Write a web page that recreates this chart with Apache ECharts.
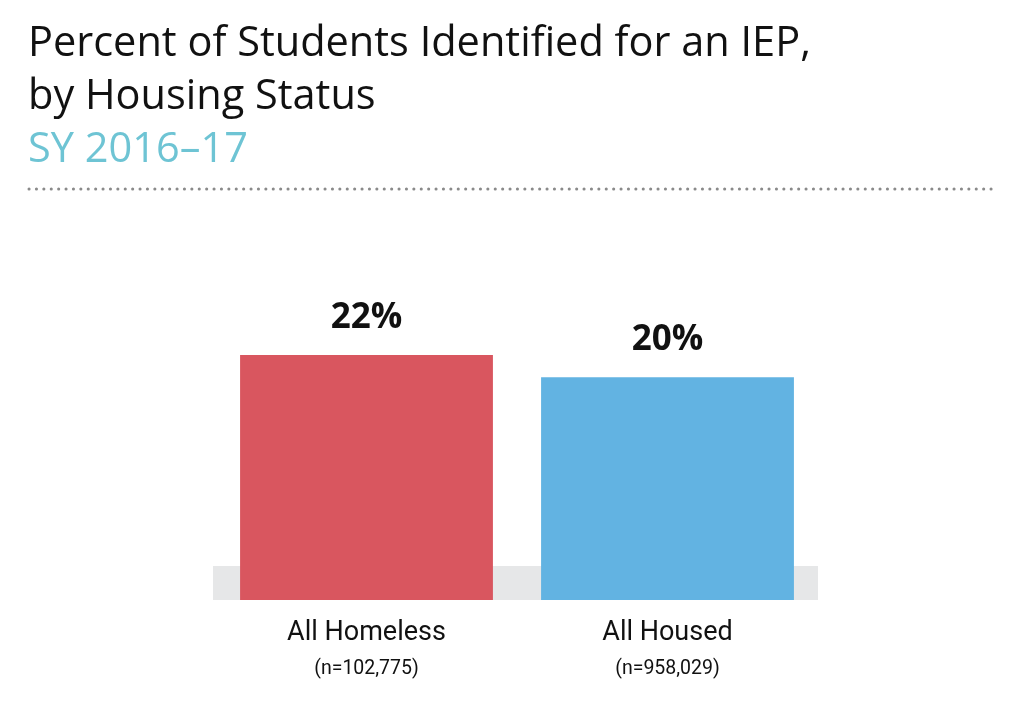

--

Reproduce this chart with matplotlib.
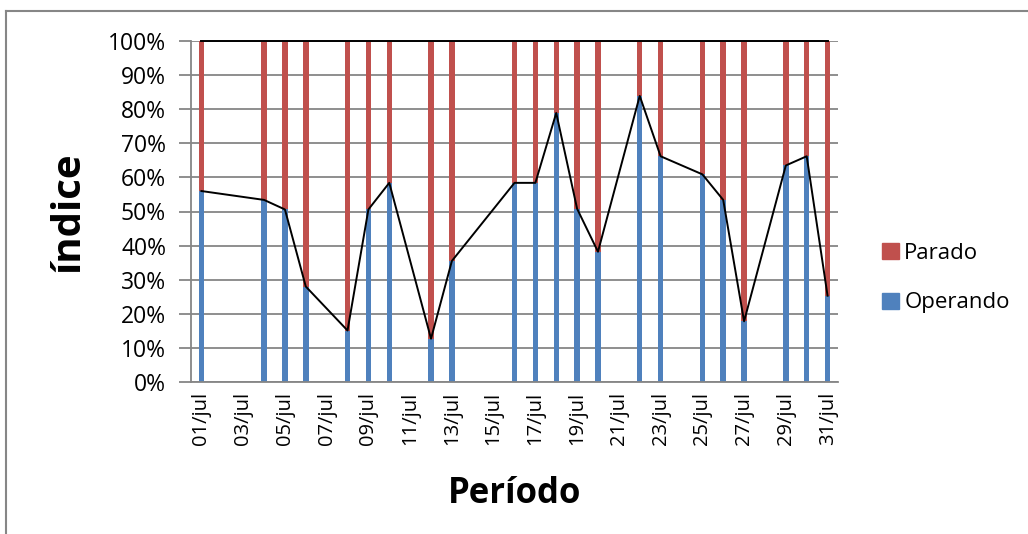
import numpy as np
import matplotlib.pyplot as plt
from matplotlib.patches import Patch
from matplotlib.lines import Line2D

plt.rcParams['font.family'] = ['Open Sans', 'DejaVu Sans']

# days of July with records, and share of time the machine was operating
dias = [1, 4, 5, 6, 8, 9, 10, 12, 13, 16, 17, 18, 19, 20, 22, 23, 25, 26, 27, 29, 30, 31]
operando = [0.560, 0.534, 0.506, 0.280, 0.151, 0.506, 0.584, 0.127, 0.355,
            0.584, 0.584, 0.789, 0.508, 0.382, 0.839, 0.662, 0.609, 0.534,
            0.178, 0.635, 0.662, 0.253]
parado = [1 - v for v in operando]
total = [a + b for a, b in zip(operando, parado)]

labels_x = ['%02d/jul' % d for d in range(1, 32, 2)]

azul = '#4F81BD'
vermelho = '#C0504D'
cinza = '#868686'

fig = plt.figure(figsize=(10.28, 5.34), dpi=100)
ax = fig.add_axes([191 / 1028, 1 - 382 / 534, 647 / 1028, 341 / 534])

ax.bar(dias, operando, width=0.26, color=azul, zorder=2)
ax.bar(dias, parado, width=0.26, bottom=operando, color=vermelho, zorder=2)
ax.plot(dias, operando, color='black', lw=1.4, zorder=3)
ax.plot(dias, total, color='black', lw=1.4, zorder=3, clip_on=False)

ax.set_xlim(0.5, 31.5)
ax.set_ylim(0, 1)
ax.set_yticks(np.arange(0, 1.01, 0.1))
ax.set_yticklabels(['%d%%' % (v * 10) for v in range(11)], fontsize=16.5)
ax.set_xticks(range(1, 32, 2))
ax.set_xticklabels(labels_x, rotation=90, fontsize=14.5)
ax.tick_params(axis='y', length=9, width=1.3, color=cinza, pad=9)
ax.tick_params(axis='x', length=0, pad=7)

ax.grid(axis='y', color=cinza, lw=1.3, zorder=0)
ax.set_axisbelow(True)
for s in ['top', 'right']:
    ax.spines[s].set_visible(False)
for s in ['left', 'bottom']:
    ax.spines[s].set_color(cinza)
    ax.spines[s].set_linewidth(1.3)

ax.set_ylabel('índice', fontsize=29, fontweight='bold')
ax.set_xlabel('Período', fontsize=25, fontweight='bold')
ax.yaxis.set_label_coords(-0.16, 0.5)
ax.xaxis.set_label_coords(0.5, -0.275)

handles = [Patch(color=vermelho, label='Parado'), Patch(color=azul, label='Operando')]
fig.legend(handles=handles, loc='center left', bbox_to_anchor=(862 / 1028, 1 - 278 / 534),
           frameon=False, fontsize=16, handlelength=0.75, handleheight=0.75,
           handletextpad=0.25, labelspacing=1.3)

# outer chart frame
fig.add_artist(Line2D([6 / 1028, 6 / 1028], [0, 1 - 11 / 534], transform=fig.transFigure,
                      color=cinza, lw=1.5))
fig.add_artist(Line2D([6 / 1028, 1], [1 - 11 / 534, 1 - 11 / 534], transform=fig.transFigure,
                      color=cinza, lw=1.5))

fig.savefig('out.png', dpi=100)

SET PROBLEM:
Both the line with "Reproduce this chart with matplotlib." and the line with "total = [a +" are included: reproduce them and every line between, exactly, with pictures omitted.

CORRECT RESULT:
Reproduce this chart with matplotlib.
import numpy as np
import matplotlib.pyplot as plt
from matplotlib.patches import Patch
from matplotlib.lines import Line2D

plt.rcParams['font.family'] = ['Open Sans', 'DejaVu Sans']

# days of July with records, and share of time the machine was operating
dias = [1, 4, 5, 6, 8, 9, 10, 12, 13, 16, 17, 18, 19, 20, 22, 23, 25, 26, 27, 29, 30, 31]
operando = [0.560, 0.534, 0.506, 0.280, 0.151, 0.506, 0.584, 0.127, 0.355,
            0.584, 0.584, 0.789, 0.508, 0.382, 0.839, 0.662, 0.609, 0.534,
            0.178, 0.635, 0.662, 0.253]
parado = [1 - v for v in operando]
total = [a + b for a, b in zip(operando, parado)]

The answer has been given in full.